Police thwart anti-Ahmadiyya plan
Government can be effective if it so chooses

A job well done. There can be no other words to describe the performance of the law enforcement authorities who, together with civil society members, foiled plans by religious extremists to capture the Ahmadiyya headquarters in Bakshibazar on Friday. The police and state minister for home affairs had pledged to ensure the security of the Ahmadiyyas in the face of the extremist threat, and through diligent work and firm action, they kept their word. We felicitate them.

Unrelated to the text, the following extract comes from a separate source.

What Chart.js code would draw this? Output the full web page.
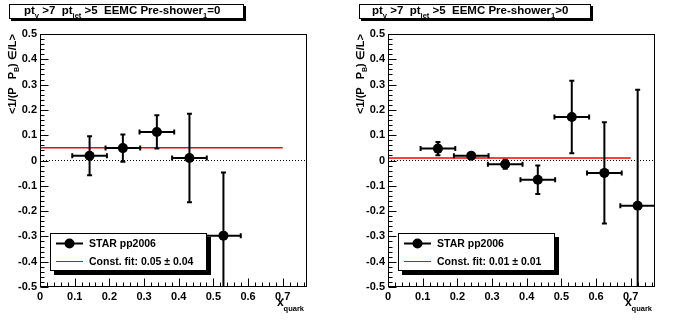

It goes to show that when the government is determined to maintain law and order, and to protect the security of a community under threat, that it can do so. Previous agitations against the Ahmadiyyas have often been successful, with the police claiming that they were helpless to intervene or virtually taking the side of the extremists, all in the name of keeping the peace.

We hope that the government has now learned that to take steps to appease and accommodate extremists is no way to keep the peace. The government’s primary responsibility is to uphold the law and to protect its citizens, and to permit lawlessness and violence is to invite disorder and chaos.

In addition to their repeated attempts to capture Ahmadiyya mosques and to harass members of the community, the anti-Ahmadiyya agitators have also often threatened dire consequences for the government and the country if their demands to have the Ahmadiyyas declared non-Muslim are not met. The government cannot tolerate this kind of anti-democratic dissent.

One of the reasons the government has been so slow to reign in the anti-Ahmadiyya extremists is their connection with parties aligned with the government. Indeed, astonishingly, some of the threats to law and order have come from those who are part of the ruling alliance.

The government can no longer brook this kind of rabble-rousing on the part of its coalition partners. The use of religion to foment trouble has gone on long enough. The government must deal with this kind of extremism with an iron fist -- we can no longer afford to tolerate either bigotry or lawlessness.

We hope that Friday’s welcome police action is a sign that the government has come to the same conclusion.